─── Raw data ───

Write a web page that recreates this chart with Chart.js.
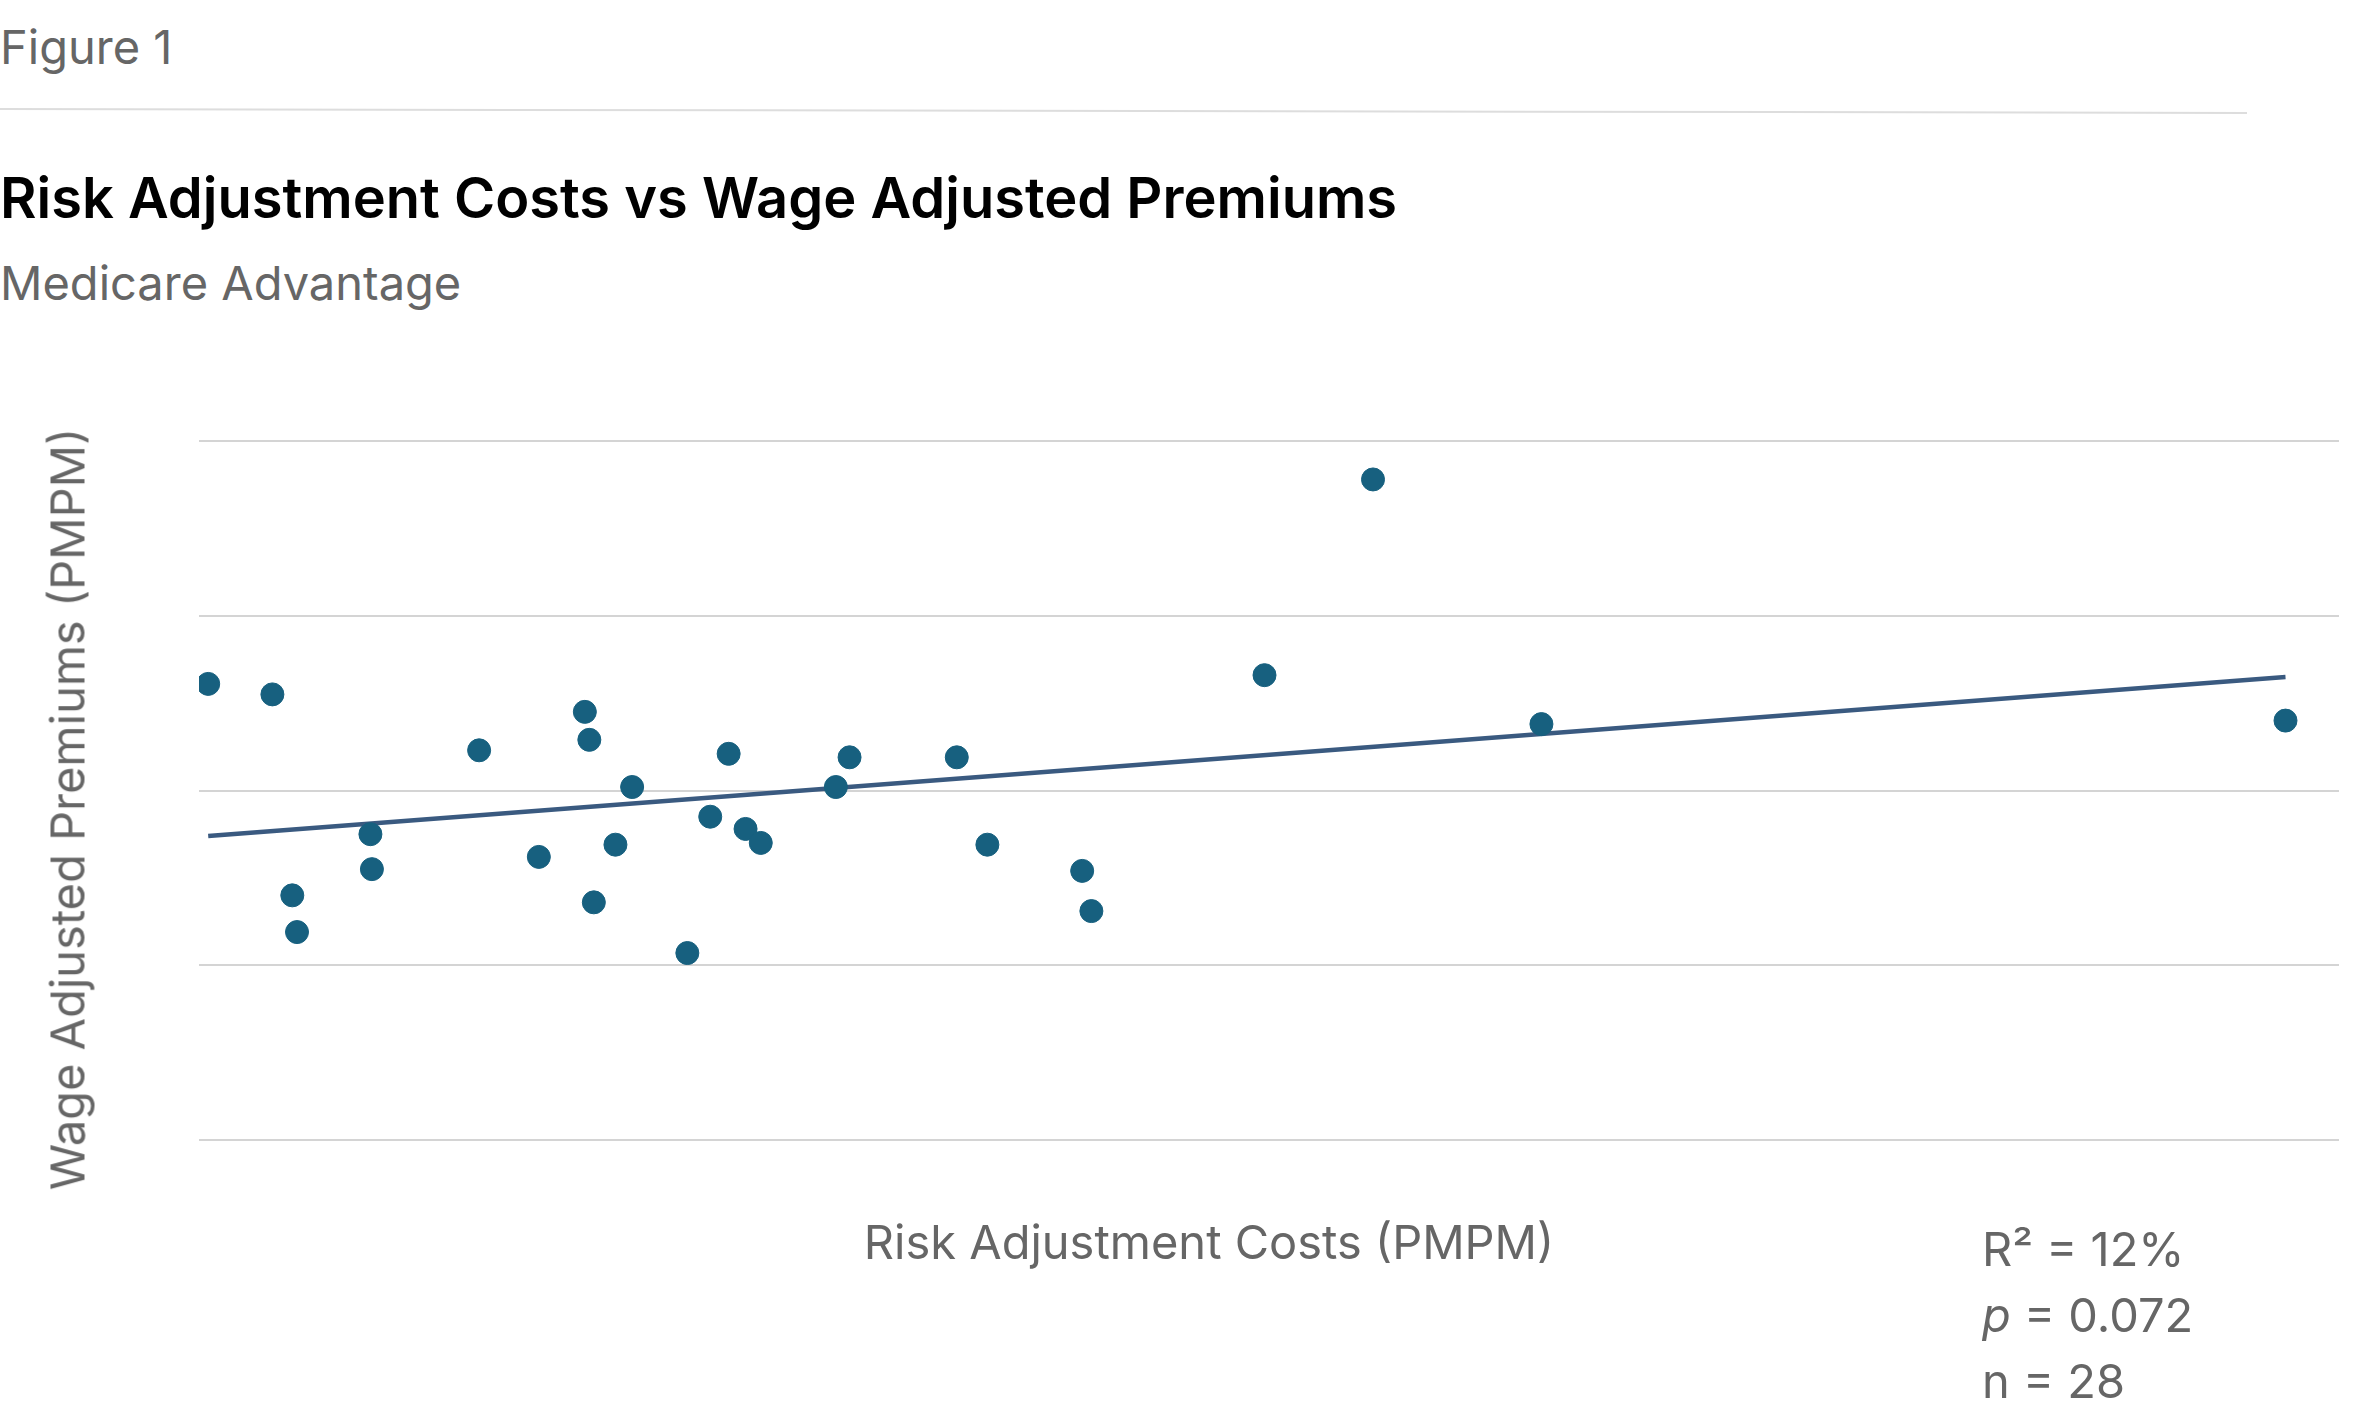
<!DOCTYPE html>
<html><head><meta charset="utf-8">
<script src="https://cdn.jsdelivr.net/npm/chart.js@4"></script>
<style>
html,body{margin:0;padding:0;background:#fff;width:2365px;height:1406px;overflow:hidden;font-family:Inter,"Noto Sans",sans-serif;}
.t{position:absolute;white-space:nowrap;color:#666;}
#wrap{position:absolute;left:0;top:0;width:2365px;height:1406px;}
</style></head><body>
<div class="t" style="left:0;top:18px;font-size:47px;">Figure 1</div>
<div style="position:absolute;left:0;top:108px;width:2247px;height:2px;background:#ddd;transform:rotate(0.1deg);transform-origin:left;"></div>
<div class="t" style="left:0;top:164px;font-size:56px;font-weight:600;color:#000;">Risk Adjustment Costs vs Wage Adjusted Premiums</div>
<div class="t" style="left:0;top:254px;font-size:47px;">Medicare Advantage</div>
<div id="wrap"><canvas id="c"></canvas></div>
<div class="t" style="left:67px;top:809px;font-size:47px;transform:translate(-50%,-50%) rotate(-90deg);">Wage Adjusted Premiums (PMPM)</div>
<div class="t" style="left:1209px;top:1241px;font-size:47px;transform:translate(-50%,-50%);">Risk Adjustment Costs (PMPM)</div>
<div class="t" style="left:1982px;top:1216px;font-size:47px;line-height:66px;">R² = 12%<br><i>p</i> = 0.072<br>n = 28</div>
<script>
const xValues=[0.43,3.43,4.36,4.58,8.01,8.08,13.09,15.88,18.03,18.24,18.45,19.46,20.24,22.82,23.89,24.75,25.54,26.25,29.76,30.40,35.41,36.84,41.27,41.70,49.79,54.86,62.73,97.50];
const yValues=[2.61,2.55,1.40,1.19,1.75,1.55,2.23,1.62,2.45,2.29,1.36,1.69,2.02,1.07,1.85,2.21,1.78,1.70,2.02,2.19,2.19,1.69,1.54,1.31,2.66,3.78,2.38,2.40];
const trendX=[0.43,97.5];
const trendY=[1.74,2.65];
const pts=xValues.map((x,i)=>({x:x,y:yValues[i]}));
const line=trendX.map((x,i)=>({x:x,y:trendY[i]}));
new Chart(document.getElementById('c'),{
 type:'scatter',
 data:{datasets:[
  {type:'line',data:line,borderColor:'#3a5a80',borderWidth:4.5,pointRadius:0,fill:false,order:2},
  {data:pts,backgroundColor:'#17607f',borderColor:'#17607f',pointRadius:11.5,pointHoverRadius:11.5,order:1}
 ]},
 options:{responsive:true,maintainAspectRatio:false,devicePixelRatio:1,animation:false,
  layout:{padding:{left:199,right:26,top:441,bottom:266}},
  plugins:{legend:{display:false},tooltip:{enabled:false}},
  scales:{
   x:{type:'linear',min:0,max:100,display:false},
   y:{min:0,max:4,ticks:{display:false,stepSize:1},border:{display:false},grid:{color:'#d4d4d4',lineWidth:2,drawTicks:false}}
  }}
});
</script>
</body></html>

───

> _Problem to solve_:
Please transcribe the material above exactly as written. Leave the pictures out.

> _Correct response_:
Write a web page that recreates this chart with Chart.js.
<!DOCTYPE html>
<html><head><meta charset="utf-8">
<script src="https://cdn.jsdelivr.net/npm/chart.js@4"></script>
<style>
html,body{margin:0;padding:0;background:#fff;width:2365px;height:1406px;overflow:hidden;font-family:Inter,"Noto Sans",sans-serif;}
.t{position:absolute;white-space:nowrap;color:#666;}
#wrap{position:absolute;left:0;top:0;width:2365px;height:1406px;}
</style></head><body>
<div class="t" style="left:0;top:18px;font-size:47px;">Figure 1</div>
<div style="position:absolute;left:0;top:108px;width:2247px;height:2px;background:#ddd;transform:rotate(0.1deg);transform-origin:left;"></div>
<div class="t" style="left:0;top:164px;font-size:56px;font-weight:600;color:#000;">Risk Adjustment Costs vs Wage Adjusted Premiums</div>
<div class="t" style="left:0;top:254px;font-size:47px;">Medicare Advantage</div>
<div id="wrap"><canvas id="c"></canvas></div>
<div class="t" style="left:67px;top:809px;font-size:47px;transform:translate(-50%,-50%) rotate(-90deg);">Wage Adjusted Premiums (PMPM)</div>
<div class="t" style="left:1209px;top:1241px;font-size:47px;transform:translate(-50%,-50%);">Risk Adjustment Costs (PMPM)</div>
<div class="t" style="left:1982px;top:1216px;font-size:47px;line-height:66px;">R² = 12%<br><i>p</i> = 0.072<br>n = 28</div>
<script>
const xValues=[0.43,3.43,4.36,4.58,8.01,8.08,13.09,15.88,18.03,18.24,18.45,19.46,20.24,22.82,23.89,24.75,25.54,26.25,29.76,30.40,35.41,36.84,41.27,41.70,49.79,54.86,62.73,97.50];
const yValues=[2.61,2.55,1.40,1.19,1.75,1.55,2.23,1.62,2.45,2.29,1.36,1.69,2.02,1.07,1.85,2.21,1.78,1.70,2.02,2.19,2.19,1.69,1.54,1.31,2.66,3.78,2.38,2.40];
const trendX=[0.43,97.5];
const trendY=[1.74,2.65];
const pts=xValues.map((x,i)=>({x:x,y:yValues[i]}));
const line=trendX.map((x,i)=>({x:x,y:trendY[i]}));
new Chart(document.getElementById('c'),{
 type:'scatter',
 data:{datasets:[
  {type:'line',data:line,borderColor:'#3a5a80',borderWidth:4.5,pointRadius:0,fill:false,order:2},
  {data:pts,backgroundColor:'#17607f',borderColor:'#17607f',pointRadius:11.5,pointHoverRadius:11.5,order:1}
 ]},
 options:{responsive:true,maintainAspectRatio:false,devicePixelRatio:1,animation:false,
  layout:{padding:{left:199,right:26,top:441,bottom:266}},
  plugins:{legend:{display:false},tooltip:{enabled:false}},
  scales:{
   x:{type:'linear',min:0,max:100,display:false},
   y:{min:0,max:4,ticks:{display:false,stepSize:1},border:{display:false},grid:{color:'#d4d4d4',lineWidth:2,drawTicks:false}}
  }}
});
</script>
</body></html>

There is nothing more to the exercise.